Москва ждала царя, и гр. Ростопчин желал во всем блеске показать результаты своего недолгого управления, показать прежде всего, как сумел он «возжечь сердца» московских дворян.

Восьмидневное пребывание Александра в Москве в обычном изображении полно сцен высокого патриотического возбуждения, — все сословия в благородном порыве готовы принести на алтарь Отечества имущество и жизнь. Толпы народа с ликованием встречают Александра и самоотверженно готовы идти на смерть в борьбе с ненавистным врагом. Такова была внешность, отчасти подготовленная самим Ростопчиным во имя всегдашнего его принципа «бросать пыль в глаза». Несомненно, известный подъем был. Этот подъем обусловливался начавшейся войной.

Неизбежно росло тревожное настроение; в каждом начинало говорить чувство самосохранения. Но опасность была еще далека. Если у некоторых пессимистов являлось опасение о возможности появления Наполеона в Москве, то, конечно, у огромного большинства и не зарождались еще подобные подозрения. А при таких условиях патриотический подъем не мог дойти до такого воодушевления, которое влечет за собой решение жертвовать всем имуществом. Об этом, конечно, никто еще не помышлял. При полной готовности оказать общественную помощь правительству и помину не было в действительности тех сцен, которые описывают часто историки.

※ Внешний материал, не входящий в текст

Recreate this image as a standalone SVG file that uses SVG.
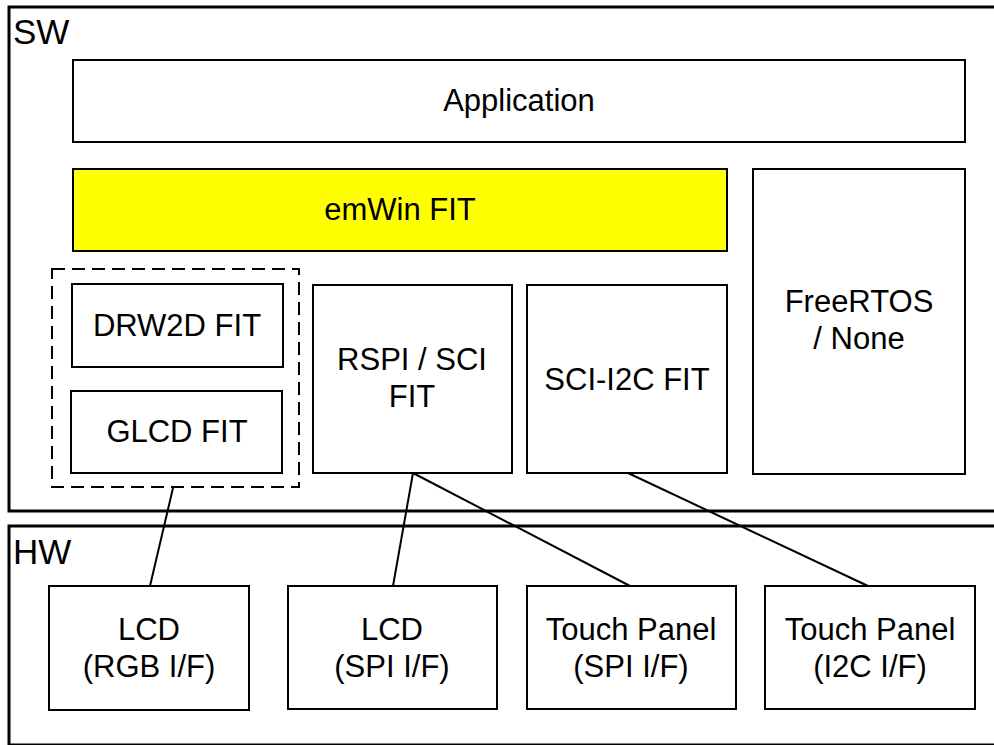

Д.Н. Свербеев в своих записках очень метко сказал, что «восторженность дворянства была заранее подготовлена гр. Ростопчиным». То же можно сказать и о купечестве. Свербеев рассказывает, как ближайший помощник Ростопчина, губернатор Обрезков, «обделывал» купцов, «сидя над ухом каждого, подсказывая подписчику те сотни, десятки и единицы тысяч, какие, по его умозаключению, жертвователь мог подписать». Мы видим, что картина довольно прозаическая. И нетрудно понять, почему отец Свербеева, семидесятилетний старик, вернувшись из Москвы, значительно растерял свой воинственный пыл. Ростопчин сам довольно образно рассказывает, как он подготовил единодушие дворянства на собрании 15 июля в Слободском дворце. По его словам, он еще 12 июля узнал, что некоторые «мартинисты» хотят спросить государя: какие имеются средства обороны, т. е., очевидно, были желающие в связи с вопросом о пожертвованиях поставить и вопрос об общественном контроле. Ростопчин предупредил фрондеров, что такой господин «во всю прыть полетит в дальний путь». И чтобы придать значение своим словам, велел неподалеку от Слободского дворца поставить две тележки, запряженные лошадьми, и двух полицейских офицеров, одетых по-дорожному. Слух, пущенный Ростопчиным, дошел по назначению, и главнокомандующий был удовлетворен. Все прошло гладко. «Хвастуны, — как выразился он, — вели себя умно».

22

Возможно, впрочем, что это было действительно так, т. е. что он мог получить запрещенную газету через сына Ключарева. Так, по крайней мере, по словам свидетелей, сказал Верещагин отцу. Верещагин на допросе отвергал это, указывая, что он с сыном Ключарева даже не был знаком и что «сказал так единственно потому, чтобы тем сделать уверение в справедливости, опасаясь, что если скажет о сочинении оной им, то не только что ее не примут за справедливость, но получит еще наказание от отца». Верещагин показывал обер-полицмейстеру Ивашкину, что нашел газету, «шедши с Лубянки на Кузнецкий мост… против французских лавок».

23

Это прибавлено по предложению Ростопчина.